Il a fallu attendre le XXe siècle, explique Reeves, pour que l'homme s'aperçoive que ce n'était pas vrai non plus. La science, c'est ce qui nous dit comment cela marche dans le monde, mais elle ne nous dit pas comment il faut vivre. La science ne nous donne pas de valeurs. Les problèmes subsistent.

C'est cela le sens de "Dieu n'est plus ce qu'il était". On ne le retrouve plus au niveau des certitudes. On le trouve au niveau des interrogations. Nous sommes devant un profond mystère, le mystère de notre existence.

La science peut nous dire comment cela s'est passé, comment nous en sommes arrivés là, mais sur les questions profondes autour de notre existence, la science ne peut rien nous dire.

Pour Reeves, cette évolution est en fait un passage à l'état adulte. "Pour moi, dit-il, les religions révélées, c'est un peu le "prêt-à-penser". Notre civilisation a eu ce défaut de penser qu'on pouvait identifier la vérité en terme de mots, de concepts, de faire des crédo et d'essayer d'y convertir les gens et, au besoin, de les obliger par la force. C'est une lamentable histoire.

On a cru longtemps que la réalité profonde de l'Univers pouvait être enfermée dans quelques mots, c'est ce qui a donné lieu à cette idée de la vérité qui sur ce plan est une pauvre idée dont nous devons nous débarrasser au plus vite."

Le domaine de la science, poursuit Reeves, c'est comment ça marche dans le monde. Le domaine de la religion, de la philosophie, de la morale, c'est le comment vivre. Ce sont deux discours totalement différents. Chacun chez soi.

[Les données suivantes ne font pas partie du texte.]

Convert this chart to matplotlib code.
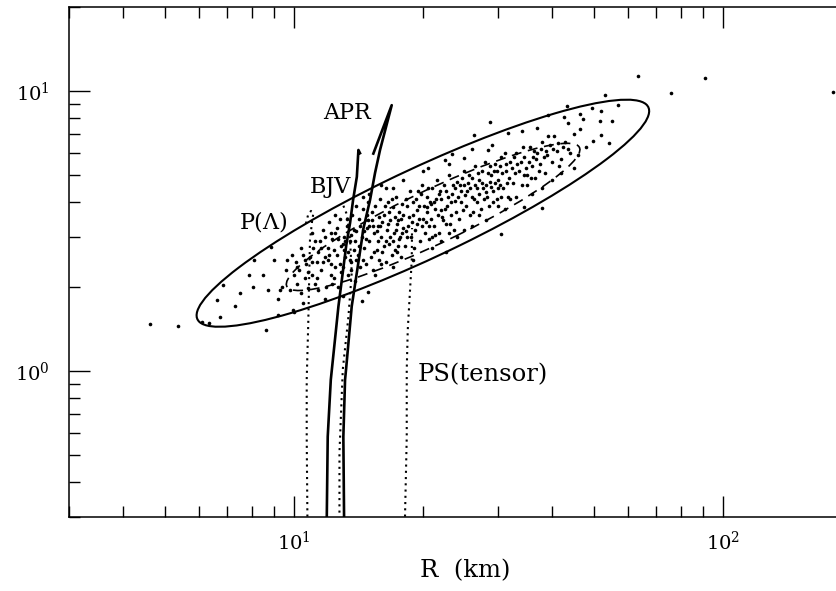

Ce qui ne veut pas dire que les connaissances scientifiques ne sont pas importantes pour arriver à se faire une idée de notre place dans l'Univers...

Ni qu’il ne soit pas nécessaire de replacer la création artistique dans l'évolution du monde, création qui donne un sens à la vie et ajoute à la beauté du monde, comme le sublime et le cruel, l'un comme l'autre de plus en plus efficaces...

…Nous vous laissons découvrir le meilleur.

Hubert Reeves, à Malicorne, s’est mis à observer les oiseaux,

Et je me suis mis, des années auparavant, à admirer les papillons,

Et me demande toujours qui leur a peint des yeux.

                    
Et à Malicorne, en présence de la nature, Reeves se détend : « Là, une grande paix m'envahit. Attentif aux sons et aux odeurs, je m'éveille à la présence tranquille du monde végétal. Je me sens vivant, à la surface de la planète Terre, à l'instant présent de l'évolution de l'univers. »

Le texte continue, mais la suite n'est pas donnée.